2013-03-15

defrog: (Default)
2013-03-15 11:19 am

I HAD TOO MUCH TO DREAM LAST NIGHT: WALKING DEAD EDITION

The bride and I are watching an episode of The Walking Dead, in which it is revealed that a team of scientists who work for The Governor are secretly using a wing of the prison where Rick Grimes et al have been staying for scientific experiments. The science team is headed by David Caruso.

Underneath the prison wing, there is a huge dug-out pit, in the middle of which is an Olympic-size swimming pool with no water in it. The pit is full of walkers. The scientists are taking live humans from Woodbury, gut-shooting them and putting them in the pit with the walkers, who duly eat them alive, rip off their heads and throw them into the pool, which is now halfway full of heads.

Scene: men in lab coats carry the victims down into the pit via a stairway cut into the rock. One of them slips on the stairs and falls into the pit. He is immediately attacked by walkers. His colleagues try to help him, but when they move toward him, the walkers surge in their direction. They back off and leave the scientist to his fate.

The bride and I are watching this episode online, and we can’t figure out why The Governor would have such a program in place. We also can't for the life of us figure out why the walkers would keep and collect the heads. Maybe that's what David Caruso is trying to find out ... 

And then I woke up.

Talking heads,

This is dF


defrog: (Default)
2013-03-15 11:37 am

WE’LL DECIDE WHAT IS AND ISN’T CONSTITUTIONAL AROUND HERE, MR PRESIDENTE

Back around the end of January, I mentioned how America’s sheriffs vowed not to enforce any new gun laws or regs signed by the Obama admin. 

A growing number of state legislatures – which just happen to be controlled by Republicans – feel the same way, and are crafting legislation making it illegal for any fed agentto enforce such federal laws on the grounds that fuck that gawdamn Commie Obama they’re unconstitutional.

Kentucky’s doing it. So is Alabama, Alaska, Idaho, Texas and Wyoming, among others.

Well, good luck with that. The laws being proposed are essentially “nullification” laws, which argue that states don’t have to follow federal laws they deem unconstitutional. The Supreme Court disagrees, and has pretty much never upheld any nullification law that’s been passed. 

Between that and the fact that even Antonin Scalia has ruled that yr 2A rights aren't 100% unlimited, I don’t see these laws holding up in court. 

Ironically, the same could possibly be said of whatever gun-control legislation Congress eventually passes (if any). But why bother waiting to find out years from now when you can pass fear-fueled grandstanding state-level legislation today saying “FUCK YOU, OBAMA, YOU CAN’T HAVE OUR GUNS!”

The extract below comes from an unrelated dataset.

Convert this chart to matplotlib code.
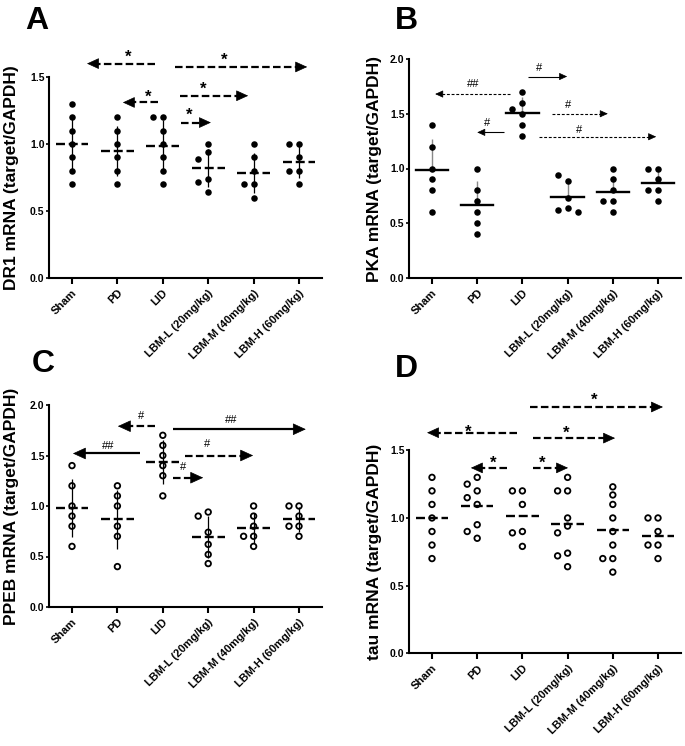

Which is really what this is all about, I suspect. All of these law proposals sound more like politicians posturing and pandering to the paranoid batshit NRA wing of their respective voter bases. It’s kind of like when Idaho state senator John Goedde proposed a law that would require students to read Atlas Shrugged and be tested on it as a prerequisite for graduation, then after the story went viral and everyone laughed at Idaho, he said he wasn’t serious, he just wanted to make a point.

I have a feeling these anti-fed gun laws are something along the same line.

Then again, some Republicans seem convinced that that they know a hell of a lot more about what is constitutional than that stupid liberal left-wing activist Supreme Court. Like Jim Bridenstine (R-OK), who actually said this:

“Just because the Supreme Court rules on something doesn’t necessarily mean that that’s constitutional.”

So this could be fun, is what I’m saying.